During Mobutu's early years as President, he was hailed as an exemplar of the new breed of postcolonial African leader. He brought a fragile unity to his country, built schools and hospitals and forged a nonaligned approach to foreign policy. But as Zaire reeled under his economic mismanagement, compounded by the 1973 oil shock and a sharp drop in the price of copper exports, Mobutu resorted to calamitous improvisation. Following a trip to China, he launched a showy "authenticity" campaign designed to reduce Western influence and return his country to its African roots. Many foreign assets were nationalized, giving Mobutu tighter control over those sources of income.
Mobutu still managed to cut a dashing if reptilian figure on the international stage. Resplendent in his leopardskin toque, symbol of his authority as a traditional tribal chief, the jovial dictator has had little difficulty charming nearly all U.S. Presidents stretching back to John Kennedy. Political friendships with a long line of leaders in China, Romania, France, North Korea, South Africa and Israel (where he trained as a paratrooper) made him a widely traveled statesman. Some were seduced by Mobutu's eagerness to serve as a bulwark against Soviet expansion in the heart of Africa, others by Zaire's natural treasure trove of diamonds, gold, cobalt, copper, and the uranium used in the American nuclear bombs dropped on Japan in World War II.
As Mobutu never tires of saying, whenever the U.S. needed a favor, he was usually delighted to oblige. He turned over facilities to the CIA in support of Jonas Savimbi, an American client in the still festering Angolan civil war, and helped train forces loyal to Hissene Habre, the West's ousted candidate for leadership in Chad. Zaire chaired the U.N. Security Council in January 1991 when the crucial votes were taken to approve military action against Iraq in the Gulf War. A senior U.S. official says Washington suggested to Kuwait that Mobutu's vote in favor of allied military strikes be generously rewarded. That initiative could be viewed as an attempt to circumvent U.S. law, which has for several years banned all but humanitarian aid to Zaire.
Impulsive and generous to a fault with relatives and friends, Mobutu must contend with their incessant demands for money and favors. One major distraction has been a feud between children of his late first wife Marie- Antoinette and those of his second, Bobi Ladawa. Another has been rivalry between Bobi Ladawa and her identical twin, a widow whom Mobutu took as a mistress some years ago and with whom he promptly had several children. Though such behavior has roots in African tradition, it has led to raucous family turmoil that represents a significant drain on the time Mobutu devotes to statecraft.

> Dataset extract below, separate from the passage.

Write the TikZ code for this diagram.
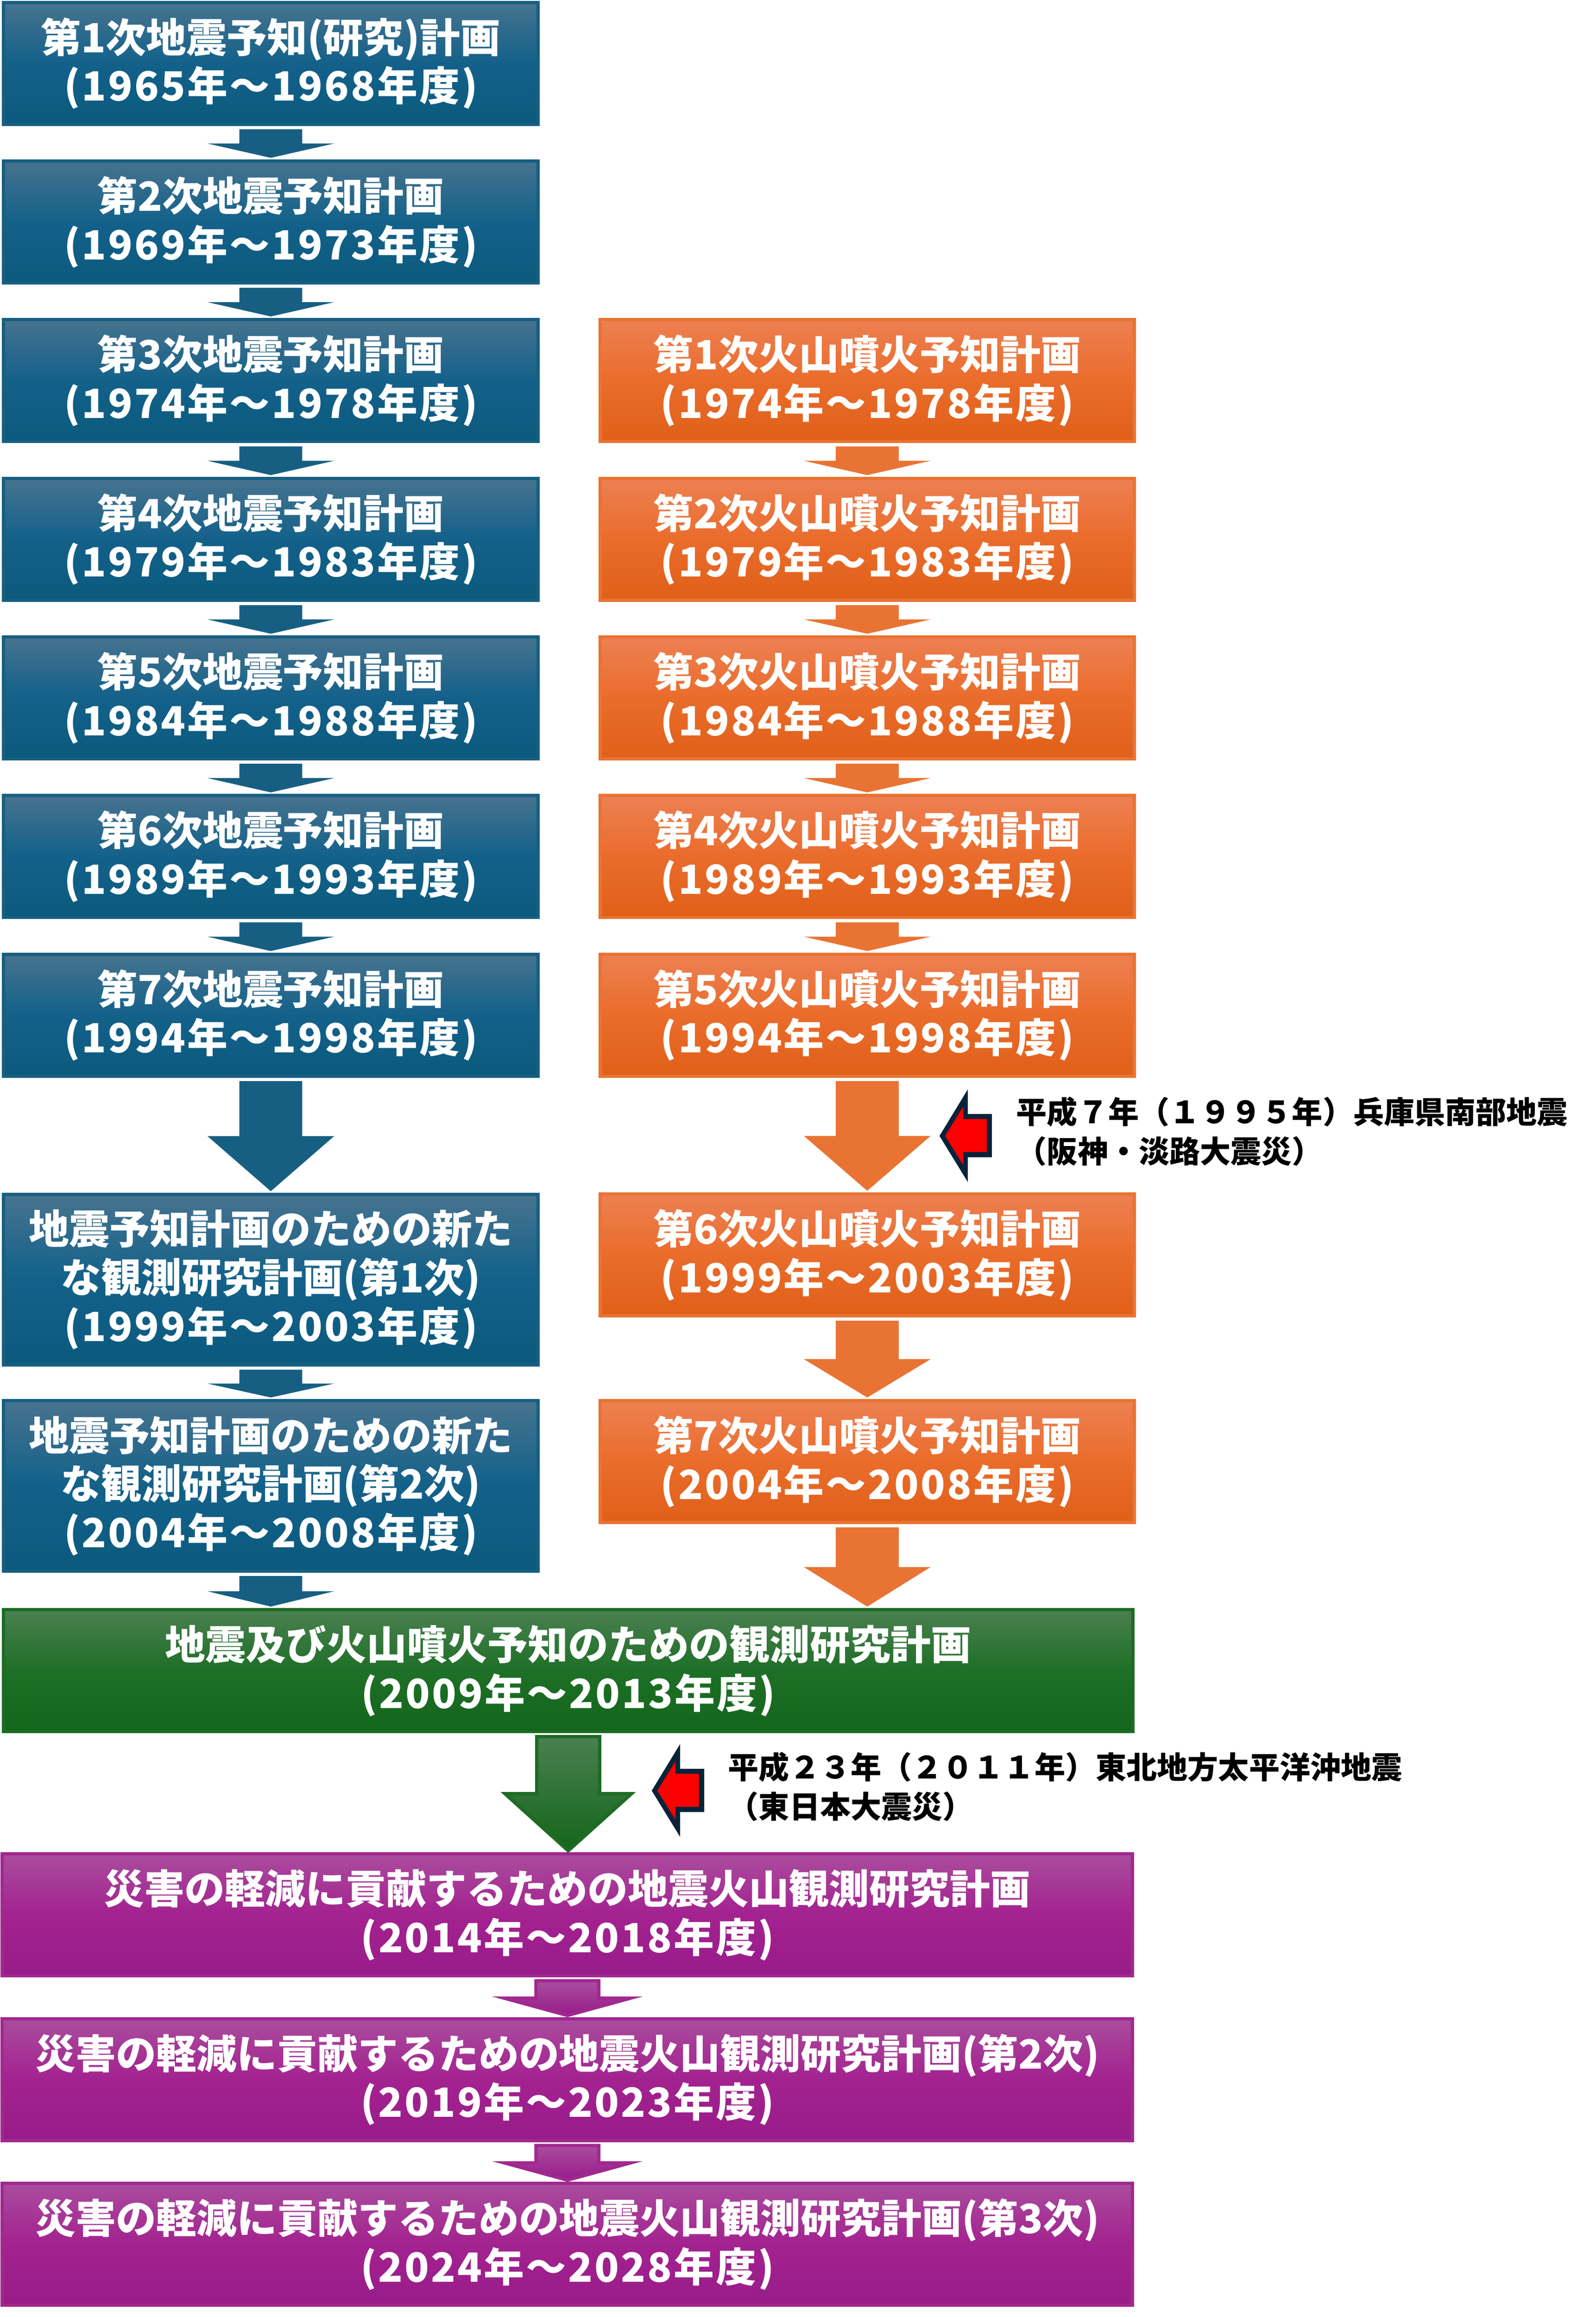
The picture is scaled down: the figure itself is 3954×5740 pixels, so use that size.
\documentclass[tikz,border=0pt]{standalone}
\usepackage{fontspec}
\setmainfont{Noto Sans CJK JP}
\newfontfamily\notefont[RawFeature=+fwid]{Noto Sans CJK JP}
\usepackage{xcolor}
\usepackage{tikz}
\usetikzlibrary{calc}
\definecolor{quakeline}{HTML}{175F82}
\definecolor{quaketop}{HTML}{47738F}
\definecolor{quakemid}{HTML}{13618A}
\definecolor{quakebot}{HTML}{0B5A7D}
\definecolor{volcline}{HTML}{E97333}
\definecolor{volctop}{HTML}{ED8052}
\definecolor{volcmid}{HTML}{EA6C2B}
\definecolor{volcbot}{HTML}{E06019}
\definecolor{jointline}{HTML}{1D6B24}
\definecolor{jointtop}{HTML}{4A8050}
\definecolor{jointmid}{HTML}{1E6F27}
\definecolor{jointbot}{HTML}{13661B}
\definecolor{disline}{HTML}{A0288F}
\definecolor{distop}{HTML}{AA4C9E}
\definecolor{dismid}{HTML}{A3228F}
\definecolor{disbot}{HTML}{971C8A}
\definecolor{alertred}{HTML}{FF0000}
\definecolor{alertdark}{HTML}{06233A}
% period line of a plan, set a little wider
\newcommand{\years}[2]{{\addfontfeatures{LetterSpace=4.6}(#1年～#2年度)}}
% block arrow from one box down to the next
\newcommand{\planarrow}[3][]{%
  \path[#1] let \p1=($(#2.south)+(0,8)$), \p2=($(#3.north)+(0,-4)$),
    \p3=($(\p1)!.5!(\x1,\y2)$) in
    (\x1-3.9mm,\y1) -- (\x1+3.9mm,\y1) -- (\x1+3.9mm,\y3) -- (\x1+7.85mm,\y3)
    -- (\x1,\y2) -- (\x1-7.85mm,\y3) -- (\x1-3.9mm,\y3) -- cycle;}
% red arrow pointing left, tip at #1
\newcommand{\alertarrow}[1]{%
  \fill[alertdark] (#1) -- ++(70,-115) -- ++(0,61) -- ++(60,0) -- ++(0,107)
    -- ++(-60,0) -- ++(0,61) -- cycle;
  \fill[alertred] ($(#1)+(14,0)$) -- ++(45,-73) -- ++(0,31) -- ++(58,0)
    -- ++(0,82) -- ++(-58,0) -- ++(0,32) -- cycle;}

\begin{document}
\begin{tikzpicture}[x=0.05mm,y=-0.05mm,
  plan/.style={draw, line width=0.4mm, text=white, align=center, inner sep=0pt,
    font={\fontsize{14.2pt}{17.1pt}\selectfont\bfseries}, minimum height=15.1mm},
  quakebox/.style={plan, draw=quakeline, top color=quaketop, bottom color=quakebot,
    middle color=quakemid, minimum width=66.2mm},
  volcbox/.style={plan, draw=volcline, top color=volctop, bottom color=volcbot,
    middle color=volcmid, minimum width=66.2mm},
  jointbox/.style={plan, draw=jointline, top color=jointtop, bottom color=jointbot,
    middle color=jointmid, minimum width=139.95mm},
  disbox/.style={plan, draw=disline, top color=distop, bottom color=disbot,
    middle color=dismid, minimum width=140.05mm},
  quakearrow/.style={fill=quakeline},
  volcarrow/.style={fill=volcline},
  jointarrow/.style={draw=jointline, line width=0.4mm, top color=jointtop, bottom color=jointbot},
  disarrow/.style={draw=disline, line width=0.4mm, top color=distop, bottom color=disbot},
  note/.style={font={\notefont\fontsize{10.8pt}{13.9pt}\selectfont\bfseries},
    align=left, inner sep=0pt, anchor=west}]
  \useasboundingbox (0,0) rectangle (3954,5740);

  % earthquake plans
  \node[quakebox] (q1) at (671,157) {第1次地震予知(研究)計画\\\years{1965}{1968}};
  \node[quakebox] (q2) at (671,550) {第2次地震予知計画\\\years{1969}{1973}};
  \node[quakebox] (q3) at (671,943) {第3次地震予知計画\\\years{1974}{1978}};
  \node[quakebox] (q4) at (671,1336) {第4次地震予知計画\\\years{1979}{1983}};
  \node[quakebox] (q5) at (671,1729) {第5次地震予知計画\\\years{1984}{1988}};
  \node[quakebox] (q6) at (671,2122) {第6次地震予知計画\\\years{1989}{1993}};
  \node[quakebox] (q7) at (671,2515) {第7次地震予知計画\\\years{1994}{1998}};
  \node[quakebox, minimum height=21.1mm] (q8) at (671,3170)
    {地震予知計画のための新た\\な観測研究計画(第1次)\\\years{1999}{2003}};
  \node[quakebox, minimum height=21.1mm] (q9) at (671,3681)
    {地震予知計画のための新た\\な観測研究計画(第2次)\\\years{2004}{2008}};

  % volcano plans
  \node[volcbox] (v1) at (2149,943) {第1次火山噴火予知計画\\\years{1974}{1978}};
  \node[volcbox] (v2) at (2149,1336) {第2次火山噴火予知計画\\\years{1979}{1983}};
  \node[volcbox] (v3) at (2149,1729) {第3次火山噴火予知計画\\\years{1984}{1988}};
  \node[volcbox] (v4) at (2149,2122) {第4次火山噴火予知計画\\\years{1989}{1993}};
  \node[volcbox] (v5) at (2149,2515) {第5次火山噴火予知計画\\\years{1994}{1998}};
  \node[volcbox] (v6) at (2149,3109) {第6次火山噴火予知計画\\\years{1999}{2003}};
  \node[volcbox] (v7) at (2149,3621) {第7次火山噴火予知計画\\\years{2004}{2008}};

  % joint plans
  \node[jointbox] (joint) at (1408,4139) {地震及び火山噴火予知のための観測研究計画\\\years{2009}{2013}};
  \node[disbox] (d1) at (1406,4744) {災害の軽減に貢献するための地震火山観測研究計画\\\years{2014}{2018}};
  \node[disbox] (d2) at (1406,5152) {災害の軽減に貢献するための地震火山観測研究計画(第2次)\\\years{2019}{2023}};
  \node[disbox] (d3) at (1406,5560) {災害の軽減に貢献するための地震火山観測研究計画(第3次)\\\years{2024}{2028}};

  \foreach \a/\b in {q1/q2,q2/q3,q3/q4,q4/q5,q5/q6,q6/q7,q7/q8,q8/q9,q9/joint}
    \planarrow[quakearrow]{\a}{\b};
  \foreach \a/\b in {v1/v2,v2/v3,v3/v4,v4/v5,v5/v6,v6/v7,v7/joint}
    \planarrow[volcarrow]{\a}{\b};
  \planarrow[jointarrow]{joint}{d1};
  \planarrow[disarrow]{d1}{d2};
  \planarrow[disarrow]{d2}{d3};

  % disasters
  \node[note] (kobe) at (2517,2803) {平成7年（1995年）兵庫県南部地震\\（阪神・淡路大震災）};
  \node[note] (tohoku) at (1803,4426) {平成23年（2011年）東北地方太平洋沖地震\\（東日本大震災）};
  \coordinate (kobetip) at ($(kobe.west)+(-189,11)$);
  \coordinate (tohokutip) at ($(tohoku.west)+(-188,10)$);
  \alertarrow{kobetip}
  \alertarrow{tohokutip}
\end{tikzpicture}
\end{document}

As he sits on his terrace and watches an array of computer-controlled fountains dance to the easy-listening melodies from his sound system, with an officer in camouflage fatigues standing at attention nearby, Mobutu shows no signs of fearing the turmoil that threatens to engulf him. "I have rendered my country and people an enormous service," he says, beckoning to a servant who rushes up with an iced Baccarat tumbler of Coca-Cola. "They owe me everything." Then why not hold elections? "I plan to. I would win them." Then he leans back in his gold thronelike chair, staring into the distant jungle. "If ever I leave power, it will be only in conditions of beauty, never under pressure."